On the face of it, it’s the sweetest deal in credit card wonderland: a credit card with no pre-set spending limit. No-limit cards are typically offered by issuers like American Express, which cater to the high end of the credit card market – people with an excellent credit score and high disposable income.
However, in a strange twist, no-limit credit cards may actually hurt the cardholder’s credit score.
What gives? A no-limit credit card may negatively affect a part of your credit score known as your credit utilization score, or debt-to-credit ratio. A full 30% of a person’s credit score is determined by the ratio between the credit available on an account and the outstanding balances. The lower the balance in relation to available credit, the better; your credit utilization ideally should stay as low as 30% or less.
The problem with no-limit credit cards is that there is no credit limit to report to credit reporting agencies. Card issuers may report an arbitrary limit based on the average monthly charges, or, in some cases, they report the highest-ever balance as the credit limit on the account. In either case, you can easily lose out.
If the card issuer reports an arbitrary limit based on your average monthly charges, it will lead to a high credit utilization score. Say that you charge, on average, $8,000 each month. If that average is reported as the credit limit on the account, your credit utilization will be a whopping 100%. Even if one month you charged $10,000 and your card issuer reports that as the credit limit, your credit utilization ratio will still be an astronomical 80%.
The only way to avoid this conundrum is to deliberately charge a lot one month. However, if your average monthly charges are $8,000, you’d have to charge $24,000 one month to reach the ideal credit utilization ratio of 30%. That’s a lot of hassle just for the privilege of having a no-limit credit card! Worse, there is no guarantee that your card issuer will continue to report that high balance as your credit limit every month, and you could find yourself back at square one.
So what can you do? Pull your credit report to find out what credit limit your card issuer reports for the card. If it’s low, call your card issuer to complain. Unfortunately, even if they agree to report your highest monthly balance once, credit limits are reported monthly, and there is no guarantee that they will continue to do so month to month. You would have to pull your credit reports from all three credit reporting agencies over a period of time to continue to verify what’s reported for your no-limit credit card.
Is it worth the hassle? Keep in mind that a no-limit card doesn’t mean unlimited spending. It simply gives the cardholder variable purchasing power, which fluctuates with the cardholder’s use of the card and other factors, such as credit score. On the other hand, many of these cards do offer great perks and benefits. So if you’re not worried about your credit score, yes, no-limit cards do offer extra flexibility and can, indeed, be a sweet deal.

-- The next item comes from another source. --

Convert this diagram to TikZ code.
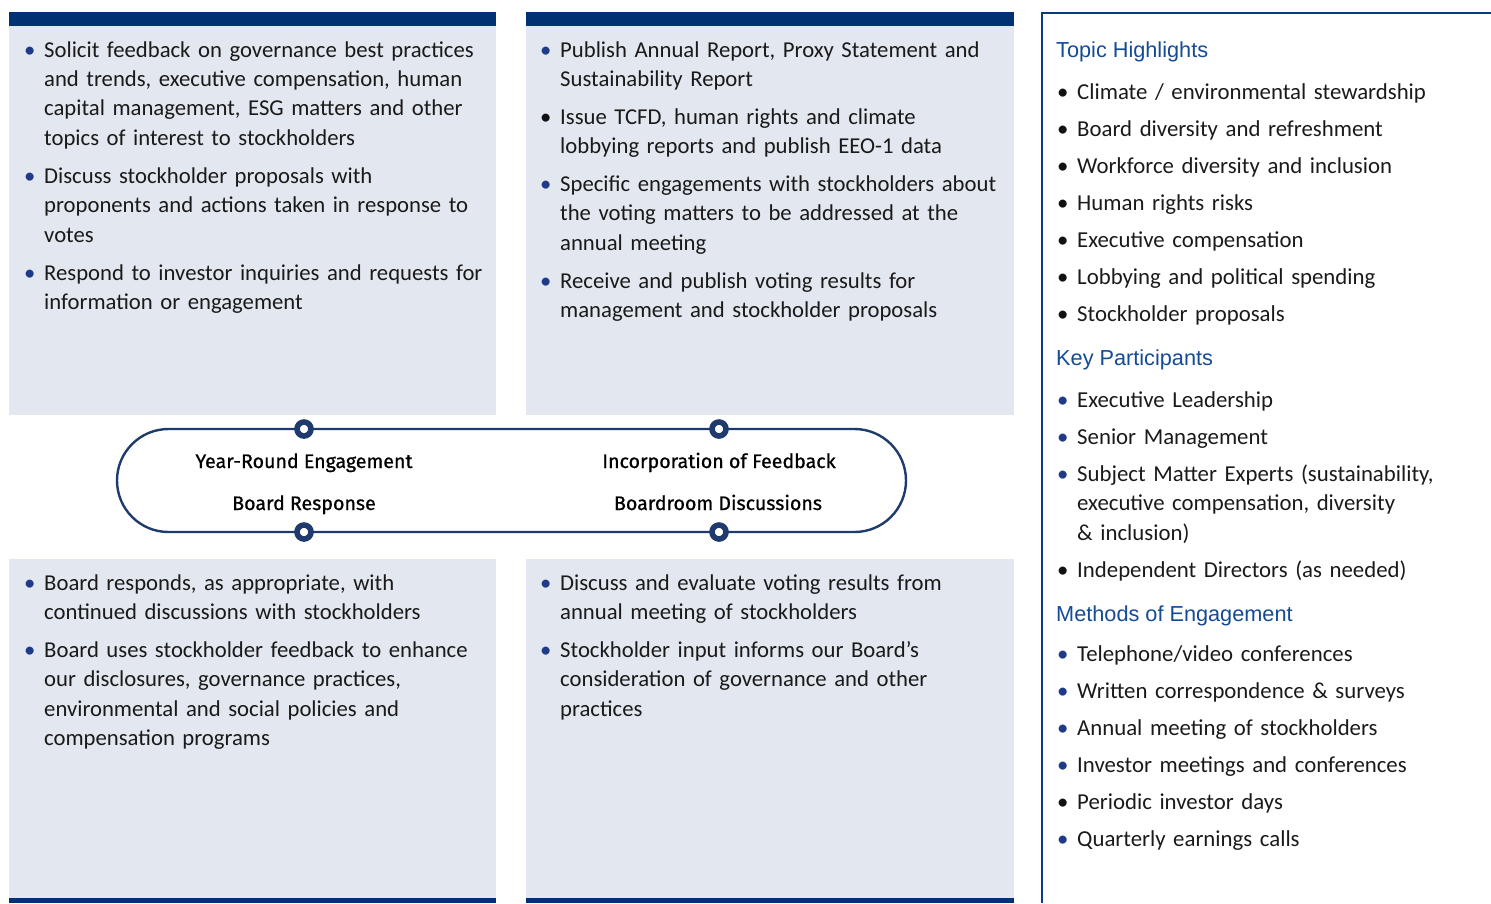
\documentclass[tikz,border=0pt]{standalone}
\usepackage{fontspec}
\setmainfont{Carlito}
\newfontfamily\headfont{Liberation Sans}
\newfontfamily\loopfont[FakeBold=0.8]{Fira Sans}
\usetikzlibrary{shapes.misc}

\definecolor{navy}{HTML}{003273}
\definecolor{panelfill}{HTML}{E3E7EF}
\definecolor{loopc}{HTML}{1F3B6E}
\definecolor{framec}{HTML}{0A3A86}
\definecolor{headc}{HTML}{144B95}
\definecolor{bulblue}{HTML}{1F3A88}
\definecolor{bulblack}{HTML}{111111}
\definecolor{textc}{HTML}{1A1A1A}

% bullet item with hanging indent; optional argument sets the bullet colour
\newcommand\bul[2][bulblue]{\hangindent=20pt\hangafter=1\noindent
  \makebox[20pt][l]{\textcolor{#1}{•}}#2\par}

\tikzset{
  panel/.style={fill=panelfill, draw=none},
  bar/.style={fill=navy, draw=none},
  listtext/.style={anchor=base west, inner sep=0pt, text=textc, text width=470pt,
    font=\fontsize{22.7}{29.4}\selectfont},
  sidelist/.style={anchor=base west, inner sep=0pt, text=textc, text width=430pt,
    font=\fontsize{22.8}{29.5}\selectfont},
  sidehead/.style={anchor=base west, inner sep=0pt, text=headc,
    font=\headfont\fontsize{21.7}{26}\selectfont},
  ring/.style={circle, draw=loopc, line width=5.6pt, fill=white,
    minimum size=14pt, inner sep=0pt},
  looplabel/.style={anchor=base, inner sep=0pt, text=black,
    font=\loopfont\fontsize{19.6}{24}\selectfont},
}

\begin{document}
\begin{tikzpicture}[x=1pt, y=-1pt]
\useasboundingbox (0,0) rectangle (1491,903);

% four shaded panels with their navy bars
\fill[panel] (9,12) rectangle (496,415);
\fill[bar]   (9,12) rectangle (496,26);
\fill[panel] (526,12) rectangle (1014,415);
\fill[bar]   (526,12) rectangle (1014,26);
\fill[panel] (9,559) rectangle (496,903);
\fill[bar]   (9,898) rectangle (496,903);
\fill[panel] (526,559) rectangle (1014,903);
\fill[bar]   (526,898) rectangle (1014,903);

% frame of the side column
\draw[framec, line width=2pt] (1042,903) -- (1042,13) -- (1491,13);

% top-left list
\node[listtext] (tl) at (24,57) {\setlength\parskip{8.7pt}%
\bul{Solicit feedback on governance best practices\newline and trends, executive compensation, human\newline capital management, ESG matters and other\newline topics of interest to stockholders}
\bul{Discuss stockholder proposals with\newline proponents and actions taken in response to\newline votes}
\bul{Respond to investor inquiries and requests for\newline information or engagement}};

% top-middle list
\node[listtext] (tm) at (540,57) {\setlength\parskip{8.4pt}%
\bul{Publish Annual Report, Proxy Statement and\newline Sustainability Report}
\bul[bulblack]{Issue TCFD, human rights and climate\newline lobbying reports and publish EEO-1 data}
\bul{Specific engagements with stockholders about\newline the voting matters to be addressed at the\newline annual meeting}
\bul{Receive and publish voting results for\newline management and stockholder proposals}};

% bottom-left list
\node[listtext] (bl) at (24,590) {\setlength\parskip{8.7pt}%
\bul{Board responds, as appropriate, with\newline continued discussions with stockholders}
\bul{Board uses stockholder feedback to enhance\newline our disclosures, governance practices,\newline environmental and social policies and\newline compensation programs}};

% bottom-middle list
\node[listtext] (bm) at (540,590) {\setlength\parskip{8.7pt}%
\bul{Discuss and evaluate voting results from\newline annual meeting of stockholders}
\bul{Stockholder input informs our Board’s\newline consideration of governance and other\newline practices}};

% engagement cycle
\node[rounded rectangle, draw=loopc, line width=2.4pt, minimum width=789pt,
  minimum height=103pt, inner sep=0pt] (loop) at (511.5,480.5) {};
\node[ring] (r1) at (304,429) {};
\node[ring] (r2) at (719,429) {};
\node[ring] (r3) at (304,532) {};
\node[ring] (r4) at (719,532) {};
\node[looplabel] (l1) at (304,468) {Year-Round Engagement};
\node[looplabel] (l2) at (304,510) {Board Response};
\node[looplabel] (l3) at (719,468) {Incorporation of Feedback};
\node[looplabel] (l4) at (718,510) {Boardroom Discussions};

% side column
\node[sidehead] (h1) at (1056,57) {Topic Highlights};
\node[sidelist] (s1) at (1057,99) {\setlength\parskip{7.5pt}%
\bul[bulblack]{Climate / environmental stewardship}
\bul[bulblack]{Board diversity and refreshment}
\bul[bulblack]{Workforce diversity and inclusion}
\bul[bulblack]{Human rights risks}
\bul[bulblack]{Executive compensation}
\bul[bulblack]{Lobbying and political spending}
\bul[bulblack]{Stockholder proposals}};

\node[sidehead] (h2) at (1056,365) {Key Participants};
\node[sidelist] (s2) at (1057,407) {\setlength\parskip{7.5pt}%
\bul{Executive Leadership}
\bul{Senior Management}
\bul{Subject Matter Experts (sustainability,\newline executive compensation, diversity\newline \& inclusion)}
\bul[bulblack]{Independent Directors (as needed)}};

\node[sidehead] (h3) at (1056,621) {Methods of Engagement};
\node[sidelist] (s3) at (1057,661) {\setlength\parskip{7.5pt}%
\bul{Telephone/video conferences}
\bul{Written correspondence \& surveys}
\bul{Annual meeting of stockholders}
\bul{Investor meetings and conferences}
\bul[bulblack]{Periodic investor days}
\bul{Quarterly earnings calls}};
\end{tikzpicture}
\end{document}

If it doesn’t, one recourse would be to close the account. Another would be to ask your creditor to report your balance. However, according to Terry Clemans, executive director of the National Credit Reporting Association, there is no guarantee that your credit limit or highest balance will be reported month to month.
The best way to protect yourself is to check your credit reports at all three credit bureaus to find out what information is listed.